If the Government had pursued Doggett with reasonable diligence from his indictment to his arrest, his speedy trial claim would fail. Indeed, that conclusion would generally follow as a matter of course however great the delay, so long as Doggett could not show specific prejudice to his defense.

Id. at 656.

Against this backdrop, we consider the four Barker criteria. First, we turn to the length of the delay. The inquiry into the length of the delay serves two purposes: acting as the gatekeeper to the speedy trial analysis, as well as one of the factors used to determine whether a violation occurred. See id. at 651. If the delay is not excessive, the speedy trial inquiry ends there and does not proceed to a balancing of the other factors. See id. at 651-52. The district court here did not abuse its discretion when it found that the eleven month delay did not violate Saladino’s right to a speedy trial. It appears that the eleven month delay could qualify as unreasonably long under Doggett, which provided that delays “approaching a year” generally trigger the speedy trial analysis. See id. at 656, n. 1.

The analysis, however, does not get much further. While Saladino is not responsible for either causing the delay or failing to assert his speedy trial right, the second and third factors in the analysis, the government acted with reasonable diligence. The government delayed only to protect its investigation, which would have been compromised if the indictment had been unsealed earlier. This was a legitimate purpose, not government negligence. Cf. United States v. Hayes, 40 F.3d 362, 365-66 (11th Cir.1994). This, by itself, is sufficient under Doggett. See Doggett, 505 U.S. at 656.

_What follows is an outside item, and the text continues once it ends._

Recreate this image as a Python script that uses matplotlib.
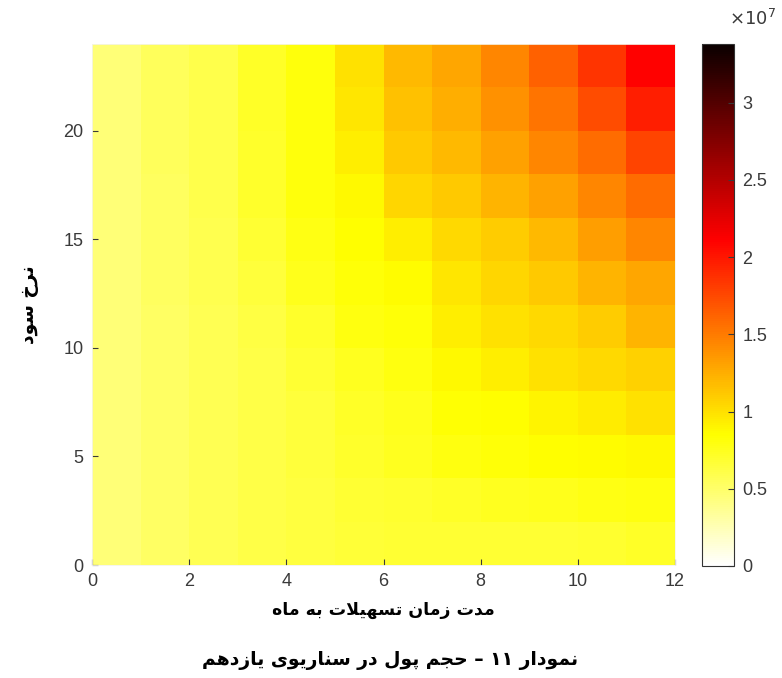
import numpy as np
import matplotlib
matplotlib.use("Agg")
import matplotlib.pyplot as plt
from matplotlib.colors import LinearSegmentedColormap

# ---------------- data ----------------
months = [0, 1, 2, 3, 4, 5, 6, 7, 8, 9, 10, 11, 12]          # column edges
rates = [0, 2, 4, 6, 8, 10, 12, 14, 16, 18, 20, 22, 24]      # row edges
# values in units of 1e7 ; row 0 = bottom (rate 0-2), row 11 = top
row0 = [0.45, 0.52, 0.57, 0.61, 0.64, 0.67, 0.68, 0.68, 0.68, 0.68, 0.69, 0.72]
row1 = [0.45, 0.52, 0.57, 0.61, 0.64, 0.68, 0.69, 0.72, 0.74, 0.76, 0.78, 0.80]
row2 = [0.45, 0.52, 0.57, 0.61, 0.65, 0.70, 0.74, 0.80, 0.83, 0.85, 0.86, 0.88]
row3 = [0.45, 0.52, 0.58, 0.62, 0.66, 0.72, 0.76, 0.84, 0.85, 0.90, 0.95, 1.00]
row4 = [0.45, 0.52, 0.58, 0.62, 0.68, 0.75, 0.80, 0.88, 0.93, 1.00, 1.03, 1.07]
row5 = [0.45, 0.52, 0.58, 0.63, 0.70, 0.80, 0.82, 0.93, 1.00, 1.03, 1.10, 1.22]
row6 = [0.46, 0.53, 0.59, 0.66, 0.76, 0.83, 0.87, 0.97, 1.05, 1.12, 1.22, 1.29]
row7 = [0.46, 0.54, 0.59, 0.68, 0.79, 0.85, 0.93, 1.03, 1.10, 1.20, 1.33, 1.45]
row8 = [0.46, 0.54, 0.60, 0.70, 0.81, 0.88, 1.05, 1.12, 1.22, 1.31, 1.45, 1.58]
row9 = [0.46, 0.55, 0.60, 0.71, 0.81, 0.93, 1.12, 1.20, 1.31, 1.45, 1.58, 1.77]
row10 = [0.46, 0.55, 0.60, 0.72, 0.81, 0.97, 1.16, 1.25, 1.39, 1.54, 1.73, 1.96]
row11 = [0.46, 0.55, 0.60, 0.72, 0.81, 1.00, 1.19, 1.29, 1.44, 1.63, 1.86, 2.11]
scale = 1e7
cmin, cmax = 0.0, 3.38e7
cbar_ticks = [0, 0.5, 1, 1.5, 2, 2.5, 3]
x_ticks = [0, 2, 4, 6, 8, 10, 12]
y_ticks = [0, 5, 10, 15, 20]

xlabel_fa = "مدت زمان تسهیلات به ماه"
ylabel_fa = "نرخ سود"
caption_fa = "نمودار ۱۱ – حجم پول در سناریوی یازدهم"

# ---------------- Arabic/Persian shaping ----------------
FORMS = {
    'ا': ('\uFE8D', '\uFE8E', None, None),
    'ب': ('\uFE8F', '\uFE90', '\uFE91', '\uFE92'),
    'پ': ('\uFB56', '\uFB57', '\uFB58', '\uFB59'),
    'ت': ('\uFE95', '\uFE96', '\uFE97', '\uFE98'),
    'ج': ('\uFE9D', '\uFE9E', '\uFE9F', '\uFEA0'),
    'ح': ('\uFEA1', '\uFEA2', '\uFEA3', '\uFEA4'),
    'خ': ('\uFEA5', '\uFEA6', '\uFEA7', '\uFEA8'),
    'د': ('\uFEA9', '\uFEAA', None, None),
    'ر': ('\uFEAD', '\uFEAE', None, None),
    'ز': ('\uFEAF', '\uFEB0', None, None),
    'س': ('\uFEB1', '\uFEB2', '\uFEB3', '\uFEB4'),
    'ل': ('\uFEDD', '\uFEDE', '\uFEDF', '\uFEE0'),
    'م': ('\uFEE1', '\uFEE2', '\uFEE3', '\uFEE4'),
    'ن': ('\uFEE5', '\uFEE6', '\uFEE7', '\uFEE8'),
    'ه': ('\uFEE9', '\uFEEA', '\uFEEB', '\uFEEC'),
    'و': ('\uFEED', '\uFEEE', None, None),
    'ی': ('\uFBFC', '\uFBFD', '\uFBFE', '\uFBFF'),
}


def dual(ch):
    return ch in FORMS and FORMS[ch][2] is not None


def shape(text):
    chars = list(text)
    tokens = []
    i = 0
    while i < len(chars):
        if chars[i] == 'ل' and i + 1 < len(chars) and chars[i + 1] == 'ا':
            tokens.append('LA')
            i += 2
        else:
            tokens.append(chars[i])
            i += 1
    out = []
    for k, t in enumerate(tokens):
        prev = tokens[k - 1] if k > 0 else None
        nxt = tokens[k + 1] if k + 1 < len(tokens) else None
        jp = prev is not None and dual(prev)
        if t == 'LA':
            out.append('\uFEFC' if jp else '\uFEFB')
            continue
        if t not in FORMS:
            out.append(t)
            continue
        jn = dual(t) and nxt is not None and (nxt in FORMS or nxt == 'LA')
        iso, fin, ini, med = FORMS[t]
        if jp and jn:
            out.append(med)
        elif jp:
            out.append(fin)
        elif jn:
            out.append(ini)
        else:
            out.append(iso)
    return ''.join(out[::-1])


# ---------------- colormap (MATLAB-like flipped hot) ----------------
cdict = {
    'red':   [(0.0, 1, 1), (0.625, 1, 1), (1.0, 0.04, 0.04)],
    'green': [(0.0, 1, 1), (0.25, 1, 1), (0.625, 0, 0), (1.0, 0, 0)],
    'blue':  [(0.0, 1, 1), (0.25, 0, 0), (1.0, 0, 0)],
}
cmap = LinearSegmentedColormap('hot_r_matlab', cdict, N=256)

Z = np.array([row0, row1, row2, row3, row4, row5, row6, row7, row8, row9,
              row10, row11]) * scale

fa_family = 'DejaVu Sans'

fig = plt.figure(figsize=(7.82, 6.78), dpi=100)
ax = fig.add_axes([92 / 782, 1 - 565 / 678, (675 - 92) / 782, (565 - 44) / 678])
cax = fig.add_axes([702 / 782, 1 - 566 / 678, 32 / 782, (566 - 44) / 678])

mesh = ax.pcolormesh(months, rates, Z, cmap=cmap, vmin=cmin, vmax=cmax,
                     shading='flat')
ax.set_xlim(0, 12)
ax.set_ylim(0, 24)
ax.set_xticks(x_ticks)
ax.set_yticks(y_ticks)
tick_color = '#3a3a3a'
ax.tick_params(direction='in', length=4, colors=tick_color, labelsize=13,
               pad=6)
for lab in ax.get_xticklabels() + ax.get_yticklabels():
    lab.set_family('Liberation Sans')
for s in ax.spines.values():
    s.set_color('#f4f4ea')
    s.set_linewidth(0.6)

cb = fig.colorbar(mesh, cax=cax)
cb.set_ticks([t * scale for t in cbar_ticks])
cb.set_ticklabels([('%g' % t) for t in cbar_ticks])
cb.ax.tick_params(direction='in', length=4, colors=tick_color, labelsize=13,
                  pad=6, right=True, left=False)
for lab in cb.ax.get_yticklabels():
    lab.set_family('Liberation Sans')
cb.outline.set_edgecolor('#333333')
cb.outline.set_linewidth(0.8)
fig.text(729 / 782, 1 - 19 / 678, r'$\times10^{7}$', fontsize=13,
         color=tick_color, ha='left', va='center', family='Liberation Sans')

ax.set_xlabel(shape(xlabel_fa), family=fa_family, fontsize=12.5,
              fontweight='bold', color='black', labelpad=8)
ax.set_ylabel(shape(ylabel_fa), family=fa_family, fontsize=13.5,
              fontweight='bold', color='black', labelpad=18)
fig.text(390 / 782, 1 - 660 / 678, shape(caption_fa), family=fa_family,
         fontsize=13.5, fontweight='bold', ha='center', va='center')

fig.savefig('out.png', dpi=100)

Examining the final criterion, prejudice, Saladino does not counter with examples of specific prejudice to his defense caused by the delay, choosing instead to rely on a presumption of prejudice. Such reliance is misplaced. This was not a case of a multiyear delay in which prejudice would necessarily permeate all aspects of a later defense, as in Doggett. Even in cases of lengthy delays, “such presumptive prejudice cannot alone carry a Sixth Amendment claim without regard to the other Barker criteria ...” Id. Here, the delay period was relatively short (barely triggering the analysis) and the reason for delay was legitimate. Therefore, the district court did not abuse its discretion in weighing the factors and concluding the delay *15did not impinge on Saladino’s right to a speedy trial.

D.

Saladino’s final challenge on appeal is that the district court improperly sealed the indictment. As he did not raise this issue in the district court, we review for plain error. United States v. Gray, 332 F.3d 491, 492 (7th Cir.2003). “Before an appellate court can correct an error not raised at trial, there must be (1) error, (2) that is ‘plain,’ and (3) that affects substantial rights. If all three conditions are met, an appellate court may then exercise its discretion to notice a forfeited error, but only if (4) the errors seriously affects the fairness, integrity, or public reputation of the judicial proceedings.” Johnson v. United States, 520 U.S. 461, 466-467, 117 S.Ct. 1544, 137 L.Ed.2d 718 (1997) (internal citations omitted). Here, there was no error. The motion to seal was proper under Fed.R.Crim.P. 6(e)(4), which allows a judge to keep an indictment secret until a defendant is in custody, given the government’s stated desire to protect the ongoing investigation.

III.

We do not doubt that Saladino believed that he would not be prosecuted by the federal government on the felon gun possession charges. Unfortunately for him, the federal government did not make any promise to that effect and later decided to prosecute. Neither this nor the delays in prosecution justify setting aside the indictment.

AFFIRMED.

. The government made a subsequent motion to extend the "sealing” of the indictment, which the district court granted.